* **TASK PROMPT**:
Start at the line containing "What D3.js code", stop at the line containing "var trgbRange = [8.32, 8.87];", and please reproduce every line in between, both ends included, without pictures.

== TASK INPUT ==

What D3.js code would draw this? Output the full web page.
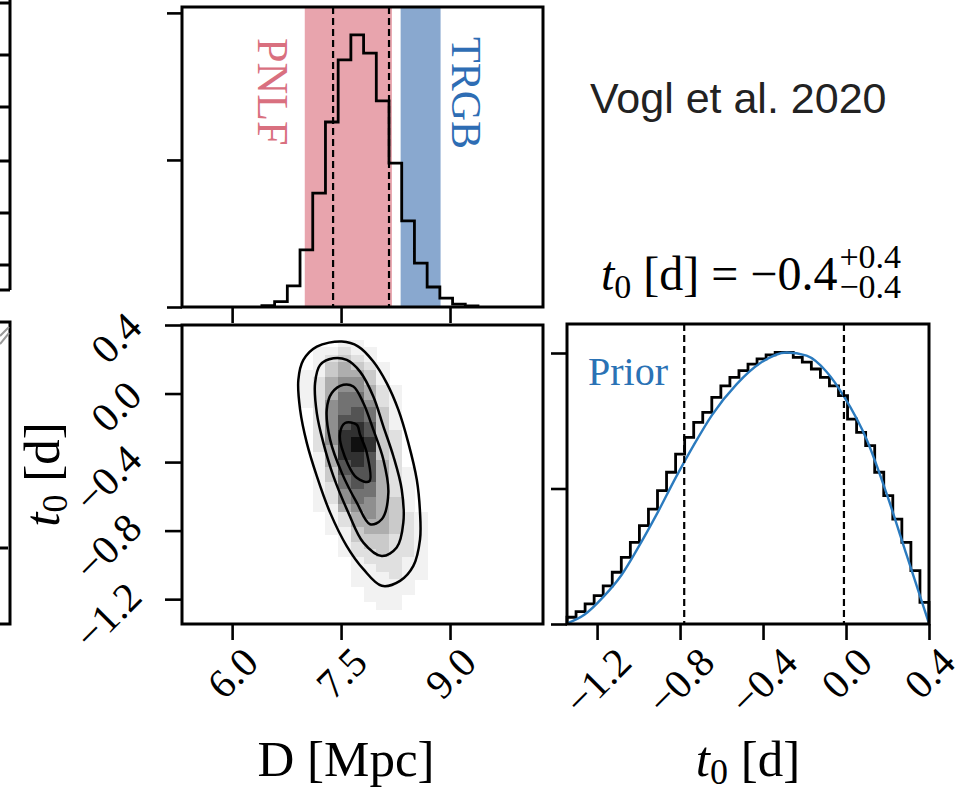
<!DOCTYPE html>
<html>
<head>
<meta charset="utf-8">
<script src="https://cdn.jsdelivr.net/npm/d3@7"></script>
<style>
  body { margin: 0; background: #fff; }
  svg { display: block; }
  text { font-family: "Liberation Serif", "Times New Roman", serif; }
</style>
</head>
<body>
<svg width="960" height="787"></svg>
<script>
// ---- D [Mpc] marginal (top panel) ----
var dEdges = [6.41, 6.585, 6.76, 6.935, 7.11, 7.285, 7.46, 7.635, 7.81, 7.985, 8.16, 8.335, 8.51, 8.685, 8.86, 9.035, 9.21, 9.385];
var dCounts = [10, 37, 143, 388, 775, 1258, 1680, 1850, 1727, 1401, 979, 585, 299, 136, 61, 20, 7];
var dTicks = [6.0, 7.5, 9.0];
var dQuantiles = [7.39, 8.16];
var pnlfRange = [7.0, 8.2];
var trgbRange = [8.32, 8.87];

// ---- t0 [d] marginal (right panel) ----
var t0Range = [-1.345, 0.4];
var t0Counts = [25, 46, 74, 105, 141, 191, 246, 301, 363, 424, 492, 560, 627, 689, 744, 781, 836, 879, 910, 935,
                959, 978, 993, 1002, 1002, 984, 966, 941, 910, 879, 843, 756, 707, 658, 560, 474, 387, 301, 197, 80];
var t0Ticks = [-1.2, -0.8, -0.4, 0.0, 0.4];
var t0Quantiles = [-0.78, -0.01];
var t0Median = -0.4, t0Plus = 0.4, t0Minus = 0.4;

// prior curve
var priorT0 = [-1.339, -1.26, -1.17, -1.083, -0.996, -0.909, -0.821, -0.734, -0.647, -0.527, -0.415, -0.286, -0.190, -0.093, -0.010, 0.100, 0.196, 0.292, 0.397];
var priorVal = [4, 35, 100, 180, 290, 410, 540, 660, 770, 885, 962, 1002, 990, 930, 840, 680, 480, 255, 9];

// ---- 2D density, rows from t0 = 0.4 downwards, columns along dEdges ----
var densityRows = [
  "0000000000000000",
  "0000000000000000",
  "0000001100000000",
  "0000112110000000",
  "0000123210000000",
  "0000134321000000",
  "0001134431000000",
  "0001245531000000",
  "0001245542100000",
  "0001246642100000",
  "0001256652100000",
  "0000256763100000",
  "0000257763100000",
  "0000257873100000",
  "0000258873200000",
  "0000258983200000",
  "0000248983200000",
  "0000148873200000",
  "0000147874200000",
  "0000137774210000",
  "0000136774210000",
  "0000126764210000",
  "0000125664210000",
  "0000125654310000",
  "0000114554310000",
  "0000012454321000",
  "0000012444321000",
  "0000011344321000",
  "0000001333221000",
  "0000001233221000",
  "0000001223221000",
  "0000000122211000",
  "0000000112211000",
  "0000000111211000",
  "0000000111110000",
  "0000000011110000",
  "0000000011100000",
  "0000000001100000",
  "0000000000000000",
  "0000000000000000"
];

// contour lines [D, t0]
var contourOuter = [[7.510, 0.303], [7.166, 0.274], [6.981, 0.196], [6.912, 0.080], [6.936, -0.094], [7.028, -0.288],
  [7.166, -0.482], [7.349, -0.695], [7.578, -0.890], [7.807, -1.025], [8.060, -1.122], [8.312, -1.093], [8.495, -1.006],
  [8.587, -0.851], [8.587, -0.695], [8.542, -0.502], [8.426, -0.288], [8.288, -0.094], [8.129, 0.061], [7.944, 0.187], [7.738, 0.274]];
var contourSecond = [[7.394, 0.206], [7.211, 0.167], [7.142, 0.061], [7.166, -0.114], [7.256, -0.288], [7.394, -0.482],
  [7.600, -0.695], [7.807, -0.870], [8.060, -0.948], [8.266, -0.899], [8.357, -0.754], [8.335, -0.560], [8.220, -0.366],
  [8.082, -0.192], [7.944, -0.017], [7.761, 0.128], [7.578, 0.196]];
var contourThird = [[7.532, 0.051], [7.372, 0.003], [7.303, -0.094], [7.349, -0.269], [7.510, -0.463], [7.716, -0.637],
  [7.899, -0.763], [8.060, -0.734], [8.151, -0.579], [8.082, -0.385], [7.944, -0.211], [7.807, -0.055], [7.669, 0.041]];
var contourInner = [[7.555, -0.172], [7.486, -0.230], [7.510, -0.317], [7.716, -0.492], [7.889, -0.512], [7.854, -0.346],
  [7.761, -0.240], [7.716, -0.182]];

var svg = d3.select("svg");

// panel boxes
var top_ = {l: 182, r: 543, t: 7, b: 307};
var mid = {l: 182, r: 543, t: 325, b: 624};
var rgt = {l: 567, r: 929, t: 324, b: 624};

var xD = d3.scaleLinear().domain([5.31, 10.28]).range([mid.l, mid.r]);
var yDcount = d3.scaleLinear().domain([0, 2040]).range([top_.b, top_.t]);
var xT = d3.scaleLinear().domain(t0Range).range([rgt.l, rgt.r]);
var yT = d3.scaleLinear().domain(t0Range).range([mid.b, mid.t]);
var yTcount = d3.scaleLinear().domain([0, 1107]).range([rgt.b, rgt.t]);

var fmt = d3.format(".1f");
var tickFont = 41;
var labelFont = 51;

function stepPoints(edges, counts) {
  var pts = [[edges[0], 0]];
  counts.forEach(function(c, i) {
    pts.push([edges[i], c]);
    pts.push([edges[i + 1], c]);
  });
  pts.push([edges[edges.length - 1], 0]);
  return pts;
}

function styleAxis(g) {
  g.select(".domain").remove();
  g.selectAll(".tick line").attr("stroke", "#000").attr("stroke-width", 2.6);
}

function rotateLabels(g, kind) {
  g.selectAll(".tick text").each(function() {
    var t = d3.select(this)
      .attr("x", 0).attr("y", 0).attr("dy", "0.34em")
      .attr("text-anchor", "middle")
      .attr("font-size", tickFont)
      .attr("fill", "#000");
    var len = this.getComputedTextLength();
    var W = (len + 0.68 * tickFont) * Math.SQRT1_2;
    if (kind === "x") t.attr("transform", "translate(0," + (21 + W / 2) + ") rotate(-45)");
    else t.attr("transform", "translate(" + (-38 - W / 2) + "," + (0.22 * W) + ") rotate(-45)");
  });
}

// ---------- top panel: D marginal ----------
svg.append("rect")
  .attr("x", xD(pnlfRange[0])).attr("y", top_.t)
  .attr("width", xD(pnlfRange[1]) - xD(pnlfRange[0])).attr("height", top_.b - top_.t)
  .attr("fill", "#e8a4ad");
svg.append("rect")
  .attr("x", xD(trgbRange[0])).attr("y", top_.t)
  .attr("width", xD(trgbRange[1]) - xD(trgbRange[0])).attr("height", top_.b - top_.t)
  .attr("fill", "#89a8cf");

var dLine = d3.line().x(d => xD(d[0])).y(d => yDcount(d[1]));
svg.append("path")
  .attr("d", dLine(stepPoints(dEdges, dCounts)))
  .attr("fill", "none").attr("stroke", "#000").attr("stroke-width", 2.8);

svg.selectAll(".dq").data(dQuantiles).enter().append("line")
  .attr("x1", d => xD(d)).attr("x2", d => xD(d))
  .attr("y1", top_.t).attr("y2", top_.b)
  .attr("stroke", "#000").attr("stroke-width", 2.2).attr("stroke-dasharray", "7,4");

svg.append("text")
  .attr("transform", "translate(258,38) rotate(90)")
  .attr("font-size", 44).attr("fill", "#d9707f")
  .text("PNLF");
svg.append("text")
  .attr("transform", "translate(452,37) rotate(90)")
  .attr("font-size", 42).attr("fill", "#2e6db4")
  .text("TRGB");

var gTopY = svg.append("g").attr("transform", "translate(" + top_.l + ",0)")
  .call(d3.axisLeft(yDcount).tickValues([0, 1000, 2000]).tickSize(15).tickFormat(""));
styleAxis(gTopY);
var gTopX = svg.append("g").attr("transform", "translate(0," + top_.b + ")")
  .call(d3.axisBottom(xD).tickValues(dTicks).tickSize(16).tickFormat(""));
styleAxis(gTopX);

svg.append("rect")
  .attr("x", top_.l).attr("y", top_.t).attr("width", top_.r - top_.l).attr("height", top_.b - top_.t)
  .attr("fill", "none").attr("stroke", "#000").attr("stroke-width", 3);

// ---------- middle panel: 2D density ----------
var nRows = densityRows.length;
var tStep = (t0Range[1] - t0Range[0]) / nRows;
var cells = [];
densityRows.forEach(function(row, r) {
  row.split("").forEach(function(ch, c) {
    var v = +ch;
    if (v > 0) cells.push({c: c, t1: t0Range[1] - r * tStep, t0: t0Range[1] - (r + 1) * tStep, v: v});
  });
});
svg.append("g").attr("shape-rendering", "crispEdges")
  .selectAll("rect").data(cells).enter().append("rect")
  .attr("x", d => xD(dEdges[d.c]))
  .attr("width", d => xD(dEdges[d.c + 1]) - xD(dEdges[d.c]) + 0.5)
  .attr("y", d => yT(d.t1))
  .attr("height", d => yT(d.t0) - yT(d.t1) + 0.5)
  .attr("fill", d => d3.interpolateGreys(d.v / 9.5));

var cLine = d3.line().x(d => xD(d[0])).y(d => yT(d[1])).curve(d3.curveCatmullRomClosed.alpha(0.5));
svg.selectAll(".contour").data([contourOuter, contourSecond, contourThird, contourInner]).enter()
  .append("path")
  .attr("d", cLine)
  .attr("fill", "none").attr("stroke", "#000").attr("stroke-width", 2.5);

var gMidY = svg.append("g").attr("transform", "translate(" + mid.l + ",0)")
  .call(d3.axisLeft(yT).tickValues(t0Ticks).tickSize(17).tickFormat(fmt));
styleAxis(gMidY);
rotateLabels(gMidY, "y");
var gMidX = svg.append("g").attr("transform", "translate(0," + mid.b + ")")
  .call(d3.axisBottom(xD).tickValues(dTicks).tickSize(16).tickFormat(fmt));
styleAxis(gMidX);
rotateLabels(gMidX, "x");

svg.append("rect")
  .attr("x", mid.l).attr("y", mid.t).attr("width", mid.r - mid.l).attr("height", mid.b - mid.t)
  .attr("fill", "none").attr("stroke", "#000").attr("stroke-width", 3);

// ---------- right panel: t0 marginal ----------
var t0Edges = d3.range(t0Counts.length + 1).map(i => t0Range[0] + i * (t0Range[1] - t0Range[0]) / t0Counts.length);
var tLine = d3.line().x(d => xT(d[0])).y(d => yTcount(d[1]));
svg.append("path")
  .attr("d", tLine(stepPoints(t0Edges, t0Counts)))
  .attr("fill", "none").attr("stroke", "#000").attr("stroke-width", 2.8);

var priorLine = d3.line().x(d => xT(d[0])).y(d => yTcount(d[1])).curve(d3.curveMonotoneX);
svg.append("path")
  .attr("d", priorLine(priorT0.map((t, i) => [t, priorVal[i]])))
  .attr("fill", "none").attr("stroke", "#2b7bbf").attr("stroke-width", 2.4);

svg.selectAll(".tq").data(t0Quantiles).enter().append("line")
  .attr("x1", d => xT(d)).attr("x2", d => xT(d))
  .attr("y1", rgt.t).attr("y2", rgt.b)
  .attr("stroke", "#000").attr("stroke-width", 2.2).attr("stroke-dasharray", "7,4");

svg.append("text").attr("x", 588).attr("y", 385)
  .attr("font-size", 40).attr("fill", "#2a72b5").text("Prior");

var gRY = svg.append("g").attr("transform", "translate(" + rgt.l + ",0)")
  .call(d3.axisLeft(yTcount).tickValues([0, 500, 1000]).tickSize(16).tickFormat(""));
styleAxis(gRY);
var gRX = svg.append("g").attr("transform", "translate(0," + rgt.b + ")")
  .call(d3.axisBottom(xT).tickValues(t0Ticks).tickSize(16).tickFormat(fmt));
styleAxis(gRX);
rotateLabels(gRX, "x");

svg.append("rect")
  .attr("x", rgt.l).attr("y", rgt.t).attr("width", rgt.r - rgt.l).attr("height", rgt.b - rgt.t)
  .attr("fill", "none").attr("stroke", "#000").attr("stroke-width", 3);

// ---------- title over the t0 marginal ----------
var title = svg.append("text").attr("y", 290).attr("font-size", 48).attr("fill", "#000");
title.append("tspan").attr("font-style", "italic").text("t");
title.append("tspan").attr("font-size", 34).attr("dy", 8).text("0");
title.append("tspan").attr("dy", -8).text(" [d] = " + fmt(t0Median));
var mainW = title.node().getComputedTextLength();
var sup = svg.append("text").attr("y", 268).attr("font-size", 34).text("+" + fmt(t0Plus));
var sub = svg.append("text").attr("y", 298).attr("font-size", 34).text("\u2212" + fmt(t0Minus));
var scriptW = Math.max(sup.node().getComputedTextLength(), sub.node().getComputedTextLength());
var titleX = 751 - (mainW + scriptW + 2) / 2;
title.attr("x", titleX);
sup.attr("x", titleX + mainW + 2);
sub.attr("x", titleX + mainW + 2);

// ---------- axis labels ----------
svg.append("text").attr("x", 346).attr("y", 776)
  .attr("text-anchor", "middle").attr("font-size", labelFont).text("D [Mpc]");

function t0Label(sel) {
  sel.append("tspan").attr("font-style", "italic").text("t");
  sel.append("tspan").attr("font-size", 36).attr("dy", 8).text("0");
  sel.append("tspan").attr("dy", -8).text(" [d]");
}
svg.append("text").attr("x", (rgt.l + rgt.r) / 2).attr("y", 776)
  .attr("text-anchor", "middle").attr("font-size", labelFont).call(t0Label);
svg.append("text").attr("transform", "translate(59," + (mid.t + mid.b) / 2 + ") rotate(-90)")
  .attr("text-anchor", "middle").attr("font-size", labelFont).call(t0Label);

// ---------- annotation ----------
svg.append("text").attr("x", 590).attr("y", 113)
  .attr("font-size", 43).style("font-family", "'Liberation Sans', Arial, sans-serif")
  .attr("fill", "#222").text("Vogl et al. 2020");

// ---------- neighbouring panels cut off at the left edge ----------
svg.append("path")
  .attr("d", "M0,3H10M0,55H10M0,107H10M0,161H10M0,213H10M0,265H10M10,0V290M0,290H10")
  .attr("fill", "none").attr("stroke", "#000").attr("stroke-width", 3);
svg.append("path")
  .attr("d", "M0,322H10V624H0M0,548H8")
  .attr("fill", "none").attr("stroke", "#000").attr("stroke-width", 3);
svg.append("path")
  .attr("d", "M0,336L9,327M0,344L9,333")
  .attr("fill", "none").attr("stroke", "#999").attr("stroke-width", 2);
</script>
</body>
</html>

===
== TASK INPUT ==

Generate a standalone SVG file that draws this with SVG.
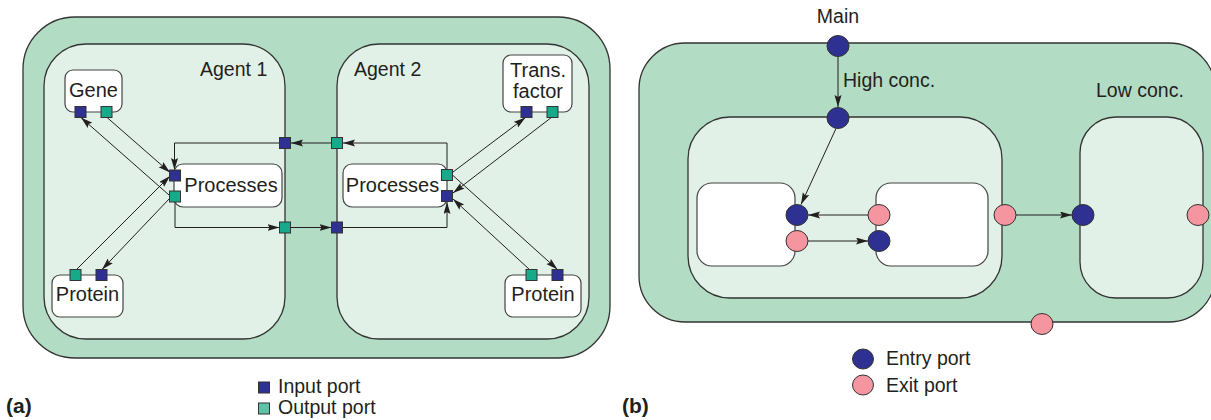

===

* **ANSWER IN FULL**:
What D3.js code would draw this? Output the full web page.
<!DOCTYPE html>
<html>
<head>
<meta charset="utf-8">
<script src="https://cdn.jsdelivr.net/npm/d3@7"></script>
<style>
  body { margin: 0; background: #fff; }
  svg { display: block; }
  text { font-family: "Liberation Serif", "Times New Roman", serif; }
</style>
</head>
<body>
<svg width="960" height="787"></svg>
<script>
// ---- D [Mpc] marginal (top panel) ----
var dEdges = [6.41, 6.585, 6.76, 6.935, 7.11, 7.285, 7.46, 7.635, 7.81, 7.985, 8.16, 8.335, 8.51, 8.685, 8.86, 9.035, 9.21, 9.385];
var dCounts = [10, 37, 143, 388, 775, 1258, 1680, 1850, 1727, 1401, 979, 585, 299, 136, 61, 20, 7];
var dTicks = [6.0, 7.5, 9.0];
var dQuantiles = [7.39, 8.16];
var pnlfRange = [7.0, 8.2];
var trgbRange = [8.32, 8.87];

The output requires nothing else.